Honestly, you need both the numbers stuff and the softer metrics. Start with baselines first - learned this the hard way when I couldn't prove impact later. Time savings are huge (like how long processes took before vs after), plus cost cuts and quality improvements. Customer satisfaction scores, defect rates, that kind of thing. Employee engagement matters too, even though it's trickier to measure. Don't go crazy with data though - pick 3-4 metrics that actually mean something for your specific project. Otherwise you'll just drown in spreadsheets and lose track of what really moved the needle.
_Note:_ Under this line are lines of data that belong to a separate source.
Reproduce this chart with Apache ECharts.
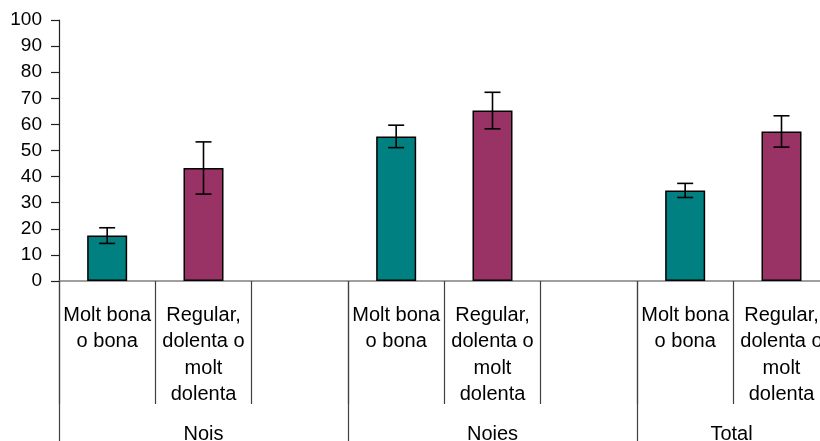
<!DOCTYPE html>
<html>
<head>
<meta charset="utf-8">
<script src="https://cdn.jsdelivr.net/npm/echarts@6/dist/echarts.min.js"></script>
<style>
  html, body { margin: 0; padding: 0; background: #ffffff; }
  #chart { width: 820px; height: 441px; }
</style>
</head>
<body>
<div id="chart"></div>
<script>
// Self-rated health by sex (%), with error bars
const groups = ['Nois', 'Noies', 'Total'];
const ratings = ['Molt bona\no bona', 'Regular,\ndolenta o\nmolt\ndolenta'];
const goodValues = [17.4, 55.4, 34.7];
const goodErrors = [3.0, 4.3, 2.7];
const poorValues = [43.3, 65.3, 57.3];
const poorErrors = [10.0, 7.0, 6.0];
const yTicks = [0, 10, 20, 30, 40, 50, 60, 70, 80, 90, 100];

const GOOD_COLOR = '#008080';
const POOR_COLOR = '#993366';
const FONT = '"Liberation Sans", Arial, sans-serif';

// Each group takes three slots: good, poor, and an empty spacer
const slots = [];
const barData = [];
const errData = [];
groups.forEach((g, i) => {
  slots.push(ratings[0], ratings[1], '');
  barData.push({ value: goodValues[i], itemStyle: { color: GOOD_COLOR } });
  barData.push({ value: poorValues[i], itemStyle: { color: POOR_COLOR } });
  barData.push('-');
  errData.push([i * 3, goodValues[i] - goodErrors[i], goodValues[i] + goodErrors[i]]);
  errData.push([i * 3 + 1, poorValues[i] - poorErrors[i], poorValues[i] + poorErrors[i]]);
});

const chart = echarts.init(document.getElementById('chart'), null, { renderer: 'canvas' });

chart.setOption({
  animation: false,
  backgroundColor: '#ffffff',
  grid: { left: 59, top: 20, right: -106, bottom: 160, containLabel: false, outerBoundsMode: 'none' },
  xAxis: [
    {
      type: 'category',
      data: slots,
      position: 'bottom',
      axisLine: { show: true, lineStyle: { color: '#808080', width: 1.5 } },
      axisTick: { show: true, interval: 0, length: 123, lineStyle: { color: '#404040', width: 1.2 } },
      axisLabel: {
        interval: 0,
        margin: 21,
        color: '#000',
        fontFamily: FONT,
        fontSize: 20,
        lineHeight: 26.5,
        verticalAlign: 'top'
      },
      splitLine: { show: false }
    },
    {
      type: 'category',
      data: groups,
      position: 'bottom',
      axisLine: { show: false },
      axisTick: { show: true, interval: 0, length: 160, lineStyle: { color: '#404040', width: 1.2 } },
      axisLabel: {
        interval: 0,
        margin: 143,
        color: '#000',
        fontFamily: FONT,
        fontSize: 20,
        lineHeight: 20,
        verticalAlign: 'top',
        formatter: v => v === 'Total' ? '{t|Total}' : v,
        rich: {
          t: { padding: [0, 100, 0, 0], color: '#000', fontFamily: FONT, fontSize: 20, lineHeight: 20 }
        }
      },
      splitLine: { show: false }
    }
  ],
  yAxis: {
    type: 'value',
    min: yTicks[0],
    max: yTicks[yTicks.length - 1],
    interval: 10,
    axisLine: { show: true, lineStyle: { color: '#202020', width: 1.2 } },
    axisTick: { show: true, inside: false, length: 8, lineStyle: { color: '#202020', width: 1.2 } },
    axisLabel: { margin: 17, color: '#000', fontFamily: FONT, fontSize: 19 },
    splitLine: { show: false }
  },
  series: [
    {
      type: 'bar',
      xAxisIndex: 0,
      data: barData,
      barWidth: 40,
      itemStyle: { borderColor: '#000', borderWidth: 1.5 }
    },
    {
      type: 'custom',
      xAxisIndex: 0,
      data: errData,
      z: 10,
      renderItem: function (params, api) {
        const x = api.value(0);
        const lo = api.coord([x, api.value(1)]);
        const hi = api.coord([x, api.value(2)]);
        const cap = 8;
        const style = { stroke: '#000', lineWidth: 1.6 };
        return {
          type: 'group',
          children: [
            { type: 'line', shape: { x1: lo[0], y1: lo[1], x2: hi[0], y2: hi[1] }, style },
            { type: 'line', shape: { x1: hi[0] - cap, y1: hi[1], x2: hi[0] + cap, y2: hi[1] }, style },
            { type: 'line', shape: { x1: lo[0] - cap, y1: lo[1], x2: lo[0] + cap, y2: lo[1] }, style }
          ]
        };
      }
    }
  ]
});
</script>
</body>
</html>
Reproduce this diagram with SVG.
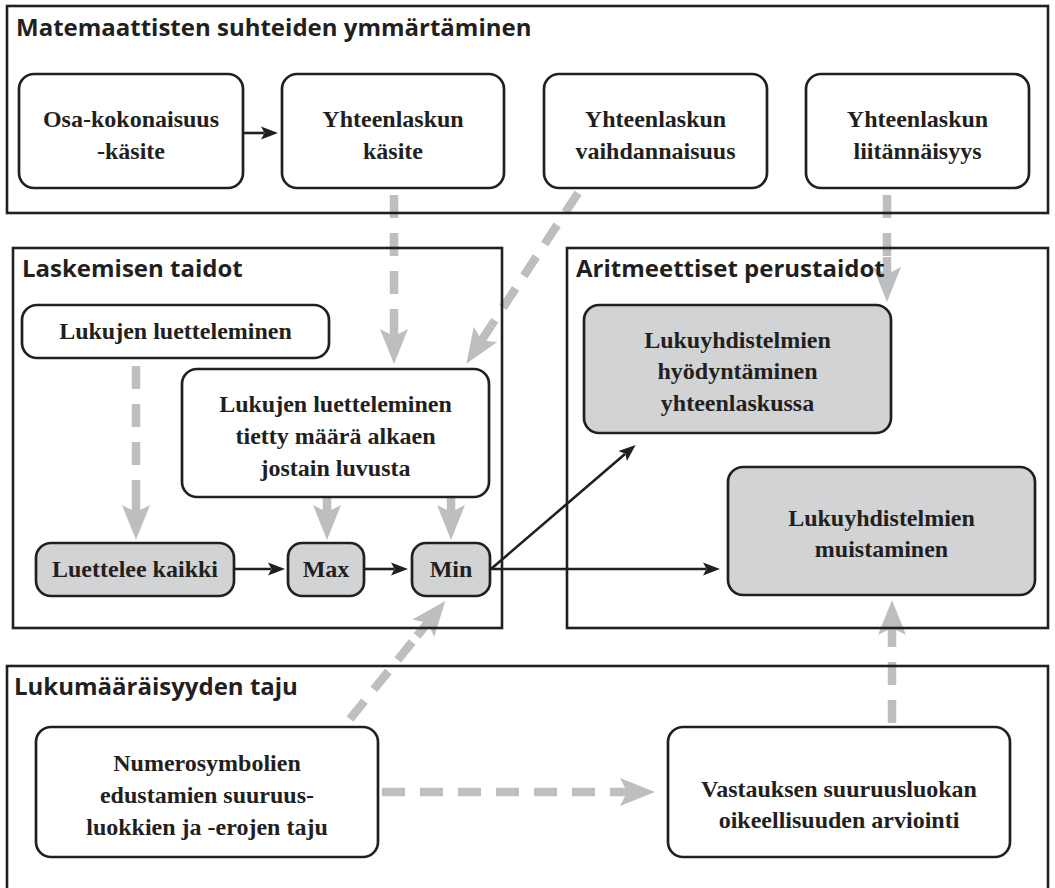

Definitely bring your whole team in from day one - way better than going solo on this. I'd do a quick brainstorming session first to nail down the actual problem. My best ideas usually come from just chatting with coworkers who notice stuff I totally miss. Split up different sections based on who knows what best, then have one person pull it all together. Everyone needs to feel like they actually own a piece of it, you know? Maybe start with a 30-minute huddle to figure out who's doing what sections.

Honestly, these report forms work because they make everyone feel like they have a voice, not just the bosses. People start thinking "hey, I can actually fix this" instead of just grumbling about problems. When you make it super easy to submit ideas and actually show what happened to them - that's huge. I've seen it turn into this cool ripple effect where one person's suggestion gets implemented, then suddenly everyone wants to throw in their ideas. The trick is you've got to actually respond to submissions though. Otherwise it's just another black hole suggestion box that nobody trusts.

Management wants to hear about ROI, cost savings, and timelines - basically how it affects the budget. Employees? They're wondering how this changes their actual day-to-day work and what training they'll need. I'd honestly just make two different versions of your report. High-level strategy stuff for the bosses, nitty-gritty "here's what this means for you" details for everyone else. You don't want to be like those generic Kaizen presentations that try to cover everything and just confuse people. Oh, and definitely highlight any safety improvements - that usually gets both groups on board pretty quickly.

Honestly, I'd go with bi-weekly updates if you can swing it. Monthly works too, but more frequent ones keep people actually paying attention instead of forgetting about the whole thing. Pick whatever schedule you won't flake out on though - better to do monthly consistently than start ambitious and burn out after like three weeks. Set a recurring reminder so you're not scrambling to remember. Oh, and batch similar updates together when you can. That way you're not constantly bugging people for status checks but everyone still sees stuff's actually happening.